To: editor@ijsrp.org
From: rennie.degraaf@gmail.com
Subject:Plagiarism in http://www.ijsrp.org/research-paper-0913/ijsrp-p2197.pdf


Hello,

I would like to advise you that the paper "Port–Knocking System using Unilateral Authentication Algorithm" by Rashmi Tiwari, published in the September 2013 edition of your journal and posted at http://www.ijsrp.org/research-paper-0913/ijsrp-p2197.pdf (hereafter referred to as "the Tiwari paper" for brevity), is heavily plagiarized from my MSc thesis from May 2007, which is available at http://ciphertext.info/papers/thesis-degraaf.pdf.

For instance, compare the following paragraph from section 3.2.3 of my paper:

Lack of association between authentication and connection

In most existing port knocking systems, there is no logical association between the authentication sequence and the connection that is subsequently opened. This means that after a successful authentication, anyone with the client’s IP address can connect to the server (hereafter referred to as a race attack ). An attacker could hijack a successful authentication by blocking further transmissions from a client after it authenticates, but before it makes a connection, and then assuming the client’s identity and connecting itself. This problem is especially severe in the presence of NAT; to a server that has obtained the public IP address of a client, all hosts that share the client’s public address look alike. An attacker that shares the client’s public address does not need to block transmissions from the client; it just needs to connect to the server first.

to section III.1 of the Tiwari paper:

Lack of association between authentication and connection

An attacker could hijack a successful authentication by blocking further transmissions from a client after it authenticates. This problem is especially severe in the presence of NAT; to a server that has obtained the public IP address of a client, all hosts that share the client’s public address look alike.
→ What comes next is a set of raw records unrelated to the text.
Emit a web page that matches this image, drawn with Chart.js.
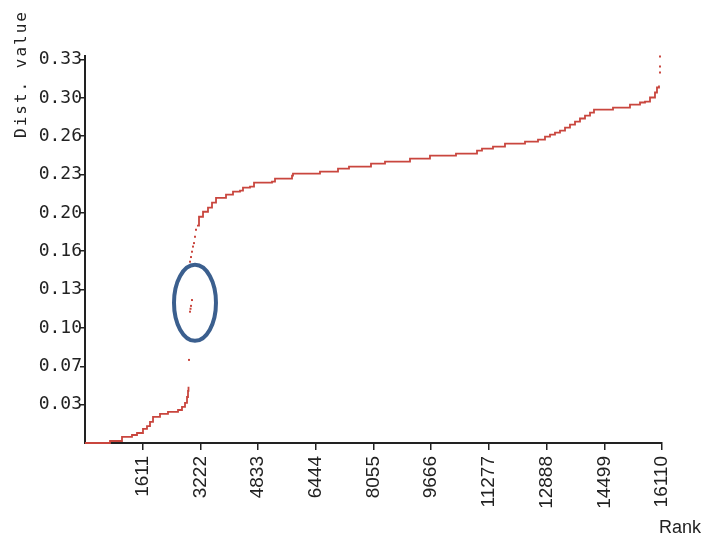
<!DOCTYPE html>
<html>
<head>
<meta charset="utf-8">
<script src="https://cdn.jsdelivr.net/npm/chart.js@4"></script>
<style>
  body { margin: 0; background: #fff; }
  #wrap { width: 705px; height: 538px; position: relative; }
</style>
</head>
<body>
<div id="wrap"><canvas id="chart"></canvas></div>
<script>
// rank / distance values (step corners)
const lowerRank = [0, 698, 1033, 1312, 1452, 1619, 1731, 1815, 1899, 2094, 2317, 2597, 2708, 2792, 2848, 2876, 2890];
const lowerValue = [0, 0.0017, 0.0052, 0.0069, 0.0086, 0.0121, 0.0146, 0.0181, 0.0224, 0.025, 0.0267, 0.0284, 0.031, 0.0345, 0.0396, 0.0448, 0.0483];

const upperRank = [3127, 3183, 3295, 3434, 3546, 3658, 3937, 4132, 4328, 4411, 4607, 4719, 5221, 5305, 5780, 5807,
  6561, 7064, 7371, 7985, 8376, 9074, 9632, 10358, 10945, 11084, 11391, 11726, 12285, 12648, 12843, 12983, 13122,
  13262, 13402, 13541, 13681, 13820, 13960, 14100, 14211, 14742, 15216, 15496, 15635, 15775, 15914, 15970, 16026];
const upperValue = [0.187, 0.1947, 0.199, 0.2025, 0.2068, 0.211, 0.2137, 0.2163, 0.2171, 0.2197, 0.2206, 0.224, 0.2249, 0.2275, 0.230, 0.2318,
  0.2335, 0.2361, 0.2378, 0.2404, 0.2421, 0.2447, 0.2473, 0.249, 0.2516, 0.2533, 0.255, 0.2576, 0.2594, 0.2611, 0.2637, 0.2654, 0.2671,
  0.2688, 0.2714, 0.274, 0.2766, 0.2792, 0.2817, 0.2843, 0.2869, 0.2886, 0.2912, 0.293, 0.2938, 0.2973, 0.3016, 0.3059, 0.3076];

// isolated points in the jumps
const dotRank = [2904, 2932, 2946, 2960, 2987, 2932, 2960, 2987, 3015, 3043, 3071, 3099, 16054, 16054, 16054];
const dotValue = [0.0715, 0.113, 0.1155, 0.118, 0.123, 0.156, 0.160, 0.1646, 0.169, 0.172, 0.1775, 0.1835, 0.3188, 0.324, 0.3326];

const xTicks = [1611, 3222, 4833, 6444, 8055, 9666, 11277, 12888, 14499, 16110];
const xTickLabels = ['1611', '3222', '4833', '6444', '8055', '9666', '11277', '12888', '14499', '16110'];
const yTicks = [0.033, 0.066, 0.099, 0.132, 0.165, 0.198, 0.231, 0.264, 0.297, 0.33];
const yTickLabels = ['0.03', '0.07', '0.10', '0.13', '0.16', '0.20', '0.23', '0.26', '0.30', '0.33'];

// highlighted region (data units)
const markCenter = { x: 3071, y: 0.1206 };
const markRadius = { x: 586, y: 0.0327 };

const red = '#c9463e';
const ink = '#222';

const toPoints = (xs, ys) => xs.map((x, i) => ({ x: x, y: ys[i] }));

const extras = {
  id: 'extras',
  afterDatasetsDraw(chart) {
    const { ctx, scales: { x, y } } = chart;
    const cx = x.getPixelForValue(markCenter.x);
    const cy = y.getPixelForValue(markCenter.y);
    const rx = x.getPixelForValue(markCenter.x + markRadius.x) - cx;
    const ry = cy - y.getPixelForValue(markCenter.y + markRadius.y);
    ctx.save();
    ctx.strokeStyle = '#3b5f8e';
    ctx.lineWidth = 4;
    ctx.beginPath();
    ctx.ellipse(cx, cy, rx, ry, 0, 0, Math.PI * 2);
    ctx.stroke();
    ctx.restore();
  },
  afterDraw(chart) {
    const ctx = chart.ctx;
    ctx.save();
    ctx.fillStyle = ink;
    ctx.font = '18px "Liberation Sans"';
    ctx.textAlign = 'left';
    ctx.textBaseline = 'alphabetic';
    ctx.fillText('Rank', 659, 533);
    ctx.translate(22, 138);
    ctx.rotate(-Math.PI / 2);
    ctx.font = '16px "DejaVu Sans Mono"';
    ctx.letterSpacing = '2px';
    ctx.textBaseline = 'middle';
    ctx.fillText('Dist. value', 0, 0);
    ctx.restore();
  }
};

new Chart(document.getElementById('chart'), {
  type: 'scatter',
  data: {
    datasets: [
      {
        data: toPoints(lowerRank, lowerValue),
        showLine: true,
        stepped: true,
        borderColor: red,
        borderWidth: 1.8,
        pointRadius: 0,
        clip: false
      },
      {
        data: toPoints(upperRank, upperValue),
        showLine: true,
        stepped: true,
        borderColor: red,
        borderWidth: 1.8,
        pointRadius: 0,
        clip: false
      },
      {
        data: toPoints(dotRank, dotValue),
        showLine: false,
        pointStyle: 'rect',
        pointRadius: 1.4,
        backgroundColor: red,
        borderColor: red,
        borderWidth: 0,
        clip: false
      }
    ]
  },
  options: {
    responsive: true,
    maintainAspectRatio: false,
    animation: false,
    layout: { padding: { top: 56, right: 43, left: 0, bottom: 0 } },
    plugins: { legend: { display: false }, tooltip: { enabled: false } },
    scales: {
      x: {
        type: 'linear',
        min: 0,
        max: 16110,
        afterBuildTicks: (s) => { s.ticks = xTicks.map(v => ({ value: v })); },
        afterFit: (s) => { s.height = 95; },
        border: { color: ink, width: 2 },
        grid: { drawOnChartArea: false, drawTicks: true, tickLength: 7, color: ink, lineWidth: 1.5 },
        ticks: {
          autoSkip: false,
          minRotation: 90,
          maxRotation: 90,
          padding: 6,
          color: ink,
          font: { family: '"Liberation Sans"', size: 19 },
          callback: (v) => xTickLabels[xTicks.indexOf(v)]
        }
      },
      y: {
        min: 0,
        max: 0.333,
        afterBuildTicks: (s) => { s.ticks = yTicks.map(v => ({ value: v })); },
        afterFit: (s) => { s.width = 85; },
        border: { color: ink, width: 2 },
        grid: { drawOnChartArea: false, drawTicks: true, tickLength: 5, color: ink, lineWidth: 1.5 },
        ticks: {
          padding: -2,
          color: ink,
          font: { family: '"DejaVu Sans Mono"', size: 18 },
          callback: (v) => yTickLabels[yTicks.indexOf(v)]
        }
      }
    }
  },
  plugins: [extras]
});
</script>
</body>
</html>
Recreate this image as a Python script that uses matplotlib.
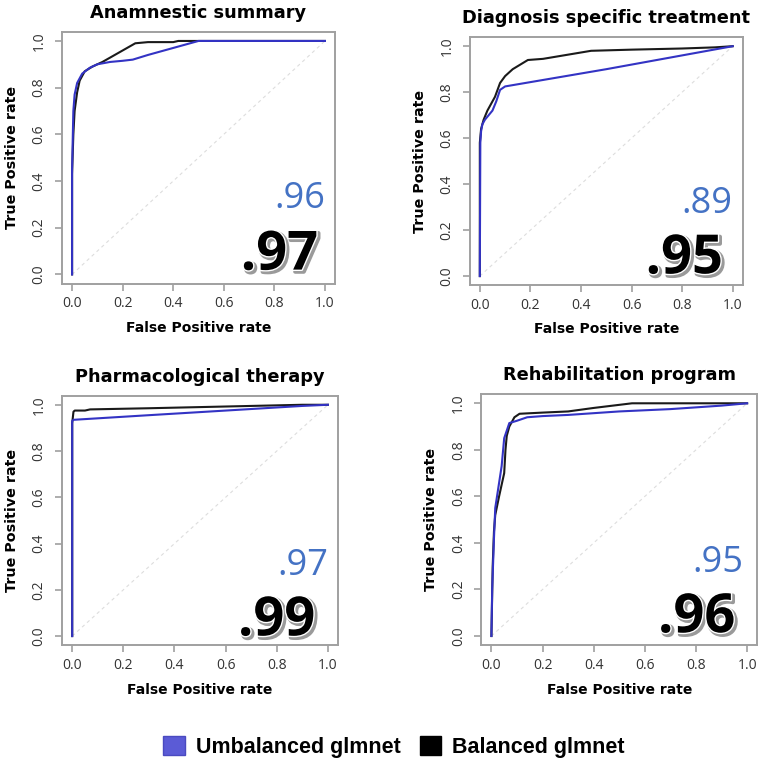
import matplotlib
matplotlib.use('Agg')
import matplotlib.pyplot as plt
import matplotlib.patheffects as pe
from matplotlib.patches import Patch

# panel titles and AUC values
titles = ['Anamnestic summary', 'Diagnosis specific treatment',
          'Pharmacological therapy', 'Rehabilitation program']
auc_unbal = ['.96', '.89', '.97', '.95']
auc_bal = ['.97', '.95', '.99', '.96']

# ROC curves (fpr, tpr), unbalanced glmnet
unbal_fpr = [
    [0, 0, 0.003, 0.005, 0.01, 0.02, 0.04, 0.07, 0.1, 0.15, 0.2, 0.24, 0.3, 0.4, 0.5, 1.0],
    [0, 0, 0.002, 0.005, 0.01, 0.02, 0.05, 0.065, 0.08, 0.1, 0.5, 0.95, 1.0],
    [0, 0, 0.005, 0.3, 0.6, 0.9, 1.0],
    [0, 0.003, 0.01, 0.015, 0.04, 0.05, 0.07, 0.1, 0.14, 0.2, 0.3, 0.5, 0.7, 0.9, 1.0],
]
unbal_tpr = [
    [0, 0.45, 0.6, 0.7, 0.77, 0.82, 0.86, 0.885, 0.9, 0.91, 0.915, 0.92, 0.94, 0.97, 1.0, 1.0],
    [0, 0.02, 0.58, 0.63, 0.66, 0.68, 0.72, 0.76, 0.81, 0.825, 0.9, 0.99, 1.0],
    [0, 0.93, 0.935, 0.955, 0.975, 0.995, 1.0],
    [0, 0.2, 0.42, 0.55, 0.73, 0.85, 0.915, 0.925, 0.94, 0.945, 0.95, 0.965, 0.975, 0.99, 1.0],
]

# balanced glmnet
bal_fpr = [
    [0, 0, 0.005, 0.01, 0.02, 0.03, 0.05, 0.08, 0.12, 0.25, 0.3, 0.4, 0.42, 1.0],
    [0, 0, 0.005, 0.015, 0.03, 0.06, 0.08, 0.1, 0.13, 0.19, 0.25, 0.44, 0.6, 0.8, 0.93, 1.0],
    [0, 0, 0.005, 0.01, 0.05, 0.07, 0.3, 0.5, 0.7, 0.9, 1.0],
    [0, 0.005, 0.01, 0.015, 0.03, 0.05, 0.055, 0.06, 0.07, 0.09, 0.11, 0.2, 0.3, 0.4, 0.55, 1.0],
]
bal_tpr = [
    [0, 0.43, 0.6, 0.7, 0.78, 0.83, 0.87, 0.89, 0.91, 0.99, 0.995, 0.995, 1.0, 1.0],
    [0, 0.58, 0.64, 0.68, 0.72, 0.78, 0.84, 0.87, 0.9, 0.94, 0.945, 0.98, 0.985, 0.99, 0.995, 1.0],
    [0, 0.92, 0.97, 0.975, 0.975, 0.98, 0.985, 0.99, 0.995, 1.0, 1.0],
    [0, 0.3, 0.45, 0.52, 0.6, 0.7, 0.8, 0.86, 0.9, 0.94, 0.955, 0.96, 0.965, 0.98, 1.0, 1.0],
]

ticks = [0.0, 0.2, 0.4, 0.6, 0.8, 1.0]
tick_labels = ['0.0', '0.2', '0.4', '0.6', '0.8', '1.0']

# axes boxes in figure fractions [left, bottom, width, height]
boxes = [
    [0.081, 0.632, 0.357, 0.327],
    [0.614, 0.630, 0.357, 0.322],
    [0.081, 0.163, 0.361, 0.324],
    [0.629, 0.163, 0.361, 0.326],
]
# AUC text anchors (axes fraction), black then blue
bal_pos = [(0.938, 0.056), (0.927, 0.048), (0.917, 0.040), (0.920, 0.052)]
unbal_pos = [(0.963, 0.30), (0.963, 0.29), (0.964, 0.28), (0.949, 0.29)]

blue_line = '#3333c4'
spine_col = '#a0a0a0'

fig = plt.figure(figsize=(7.65, 7.71), dpi=100)

for i in range(4):
    ax = fig.add_axes(boxes[i])
    ax.plot([0, 1], [0, 1], color='#dddddd', lw=0.8, ls=(0, (3, 3)))
    ax.plot(bal_fpr[i], bal_tpr[i], color='#1a1a1a', lw=1.5)
    ax.plot(unbal_fpr[i], unbal_tpr[i], color=blue_line, lw=1.5)
    ax.set_xlim(-0.04, 1.04)
    ax.set_ylim(-0.04, 1.04)

    ax.set_xticks(ticks)
    ax.set_xticklabels(tick_labels, fontfamily='Open Sans', fontsize=10, color='#333333')
    ax.set_yticks(ticks)
    ax.set_yticklabels(tick_labels, fontfamily='Open Sans', fontsize=10, color='#333333',
                       rotation=90, va='center')
    ax.tick_params(axis='both', length=5, width=1.2, color=spine_col)
    ax.tick_params(axis='x', pad=4)
    ax.tick_params(axis='y', pad=6)
    for s in ax.spines.values():
        s.set_color(spine_col)
        s.set_linewidth(1.4)

    ax.set_xlabel('False Positive rate', fontfamily='DejaVu Sans', fontweight='bold',
                  fontsize=10, labelpad=7)
    ax.set_ylabel('True Positive rate', fontfamily='DejaVu Sans', fontweight='bold',
                  fontsize=10.3, labelpad=9)
    ax.set_title(titles[i], fontfamily='DejaVu Sans', fontweight='bold', fontsize=12.8, pad=10)

    ax.text(unbal_pos[i][0], unbal_pos[i][1], auc_unbal[i], transform=ax.transAxes,
            ha='right', va='baseline', fontfamily='Open Sans', fontsize=26, color='#4472c4')
    ax.text(bal_pos[i][0], bal_pos[i][1], auc_bal[i], transform=ax.transAxes,
            ha='right', va='baseline', fontfamily='Open Sans', fontweight='bold', fontsize=39,
            color='black',
            path_effects=[pe.Stroke(linewidth=3, foreground='#9a9a9a', offset=(1.5, -1.5)),
                          pe.Stroke(linewidth=2, foreground='white'),
                          pe.Normal()])

handles = [Patch(facecolor='#5b5bd6', edgecolor='#4a4ac0', label='Umbalanced glmnet'),
           Patch(facecolor='black', edgecolor='black', label='Balanced glmnet')]
fig.legend(handles=handles, loc='center', bbox_to_anchor=(0.515, 0.031), ncol=2,
           frameon=False, handlelength=1.0, handleheight=1.0, handletextpad=0.5,
           columnspacing=0.9,
           prop={'family': 'Liberation Sans', 'weight': 'bold', 'size': 15.5})

fig.savefig('out.png', dpi=100)
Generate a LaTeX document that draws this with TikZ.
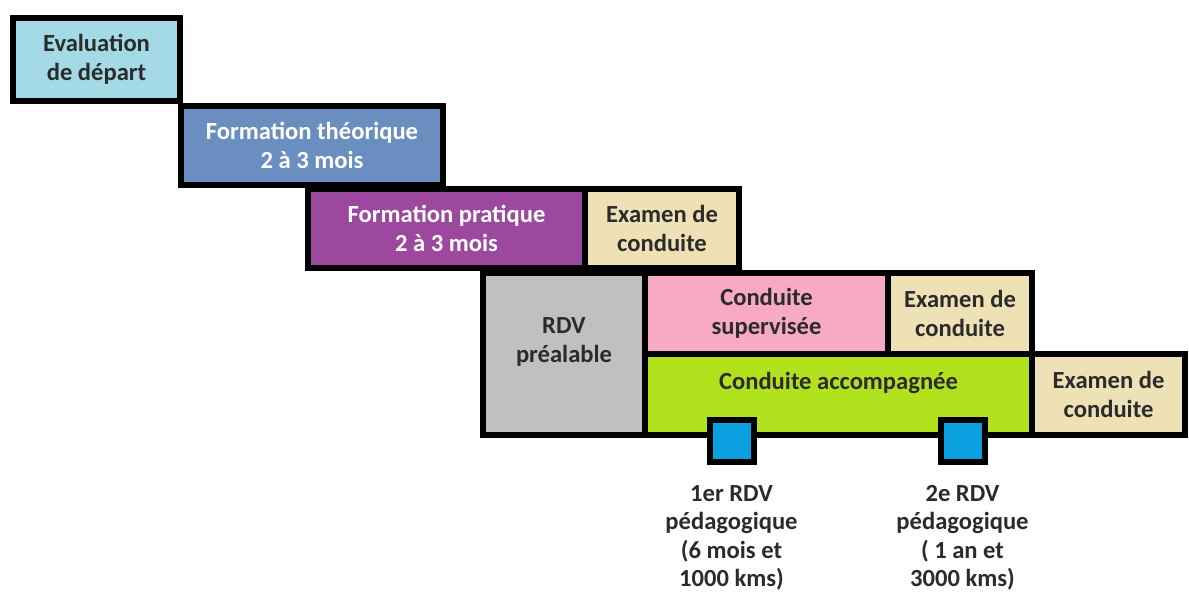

The entire text of that paragraph is simply pulled from my paper. Section III.2 of the Tiwari paper is likewise copied from section 3.2.3 of mine. The first three paragraphs of section IV of the Tiwari paper are copied from section 4.1 of my paper; the remainder is pulled from section 4.1.4 of my paper except that a couple of the constants were changed and the tables re-calculated based on the new constants. The title and first three sentences of section V of the Tiwari paper are copied from sections 4.2 and 4.2.1 of mine; this is especially obvious since he copies my statement that

This section introduces Inter-packet Delays in port knocking that do not suffer from this problem.

but does not copy any of the techniques that I introduced or introduce any of his own. This leaves only the introduction and conclusion of the Tiwari paper that are not wholly plagiarized from my work. (And parts of both are copied from my papers.)

The Tiwari paper *does* list my earlier paper from ACSAC 2005 (available at http://ciphertext.info/papers/portknocking-acsac2005.pdf) as a reference, but it does not cite my thesis or make it clear what my contributions are. Even if the Tiwari paper did cite me properly, there is no excuse for such whole-scale copying from other people's work in such a short paper.

With this in mind, I request that you promptly withdraw the Tiwari paper and review to your editorial process to ensure that you don't publish such blatantly plagiarized work in the future.